MATERIAL FOR THE TASK
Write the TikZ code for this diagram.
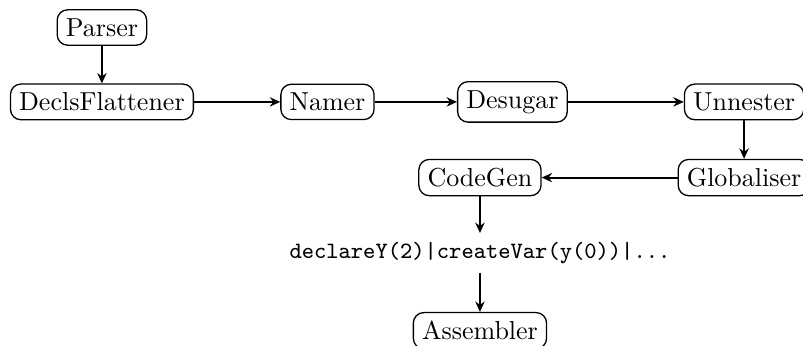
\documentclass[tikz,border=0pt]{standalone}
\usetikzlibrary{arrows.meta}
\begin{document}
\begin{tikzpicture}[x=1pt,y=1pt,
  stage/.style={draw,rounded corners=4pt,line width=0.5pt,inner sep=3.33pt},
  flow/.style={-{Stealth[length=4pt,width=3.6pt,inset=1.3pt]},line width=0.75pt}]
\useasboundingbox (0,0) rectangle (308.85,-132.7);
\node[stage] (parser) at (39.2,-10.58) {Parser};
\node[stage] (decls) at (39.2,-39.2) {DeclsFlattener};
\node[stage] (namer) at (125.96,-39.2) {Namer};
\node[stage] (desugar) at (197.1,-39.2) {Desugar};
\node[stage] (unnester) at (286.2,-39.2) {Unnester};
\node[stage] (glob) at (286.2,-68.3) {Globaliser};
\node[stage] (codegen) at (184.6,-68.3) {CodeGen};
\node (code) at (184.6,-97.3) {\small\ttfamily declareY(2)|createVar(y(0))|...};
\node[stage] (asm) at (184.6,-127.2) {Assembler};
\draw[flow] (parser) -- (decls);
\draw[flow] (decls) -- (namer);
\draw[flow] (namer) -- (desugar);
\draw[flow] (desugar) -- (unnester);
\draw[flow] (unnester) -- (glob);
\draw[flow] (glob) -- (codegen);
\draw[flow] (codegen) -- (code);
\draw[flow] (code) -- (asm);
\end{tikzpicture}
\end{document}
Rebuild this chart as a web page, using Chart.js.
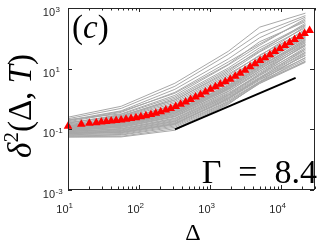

STATED GOAL
Output the lines above in full and exactly as given, omitting any pictures.

RESPONSE TO THIS EXERCISE
Write the TikZ code for this diagram.
\documentclass[tikz,border=0pt]{standalone}
\usetikzlibrary{arrows.meta}
\begin{document}
\begin{tikzpicture}[x=1pt,y=1pt,
  stage/.style={draw,rounded corners=4pt,line width=0.5pt,inner sep=3.33pt},
  flow/.style={-{Stealth[length=4pt,width=3.6pt,inset=1.3pt]},line width=0.75pt}]
\useasboundingbox (0,0) rectangle (308.85,-132.7);
\node[stage] (parser) at (39.2,-10.58) {Parser};
\node[stage] (decls) at (39.2,-39.2) {DeclsFlattener};
\node[stage] (namer) at (125.96,-39.2) {Namer};
\node[stage] (desugar) at (197.1,-39.2) {Desugar};
\node[stage] (unnester) at (286.2,-39.2) {Unnester};
\node[stage] (glob) at (286.2,-68.3) {Globaliser};
\node[stage] (codegen) at (184.6,-68.3) {CodeGen};
\node (code) at (184.6,-97.3) {\small\ttfamily declareY(2)|createVar(y(0))|...};
\node[stage] (asm) at (184.6,-127.2) {Assembler};
\draw[flow] (parser) -- (decls);
\draw[flow] (decls) -- (namer);
\draw[flow] (namer) -- (desugar);
\draw[flow] (desugar) -- (unnester);
\draw[flow] (unnester) -- (glob);
\draw[flow] (glob) -- (codegen);
\draw[flow] (codegen) -- (code);
\draw[flow] (code) -- (asm);
\end{tikzpicture}
\end{document}
Rebuild this chart as a web page, using Chart.js.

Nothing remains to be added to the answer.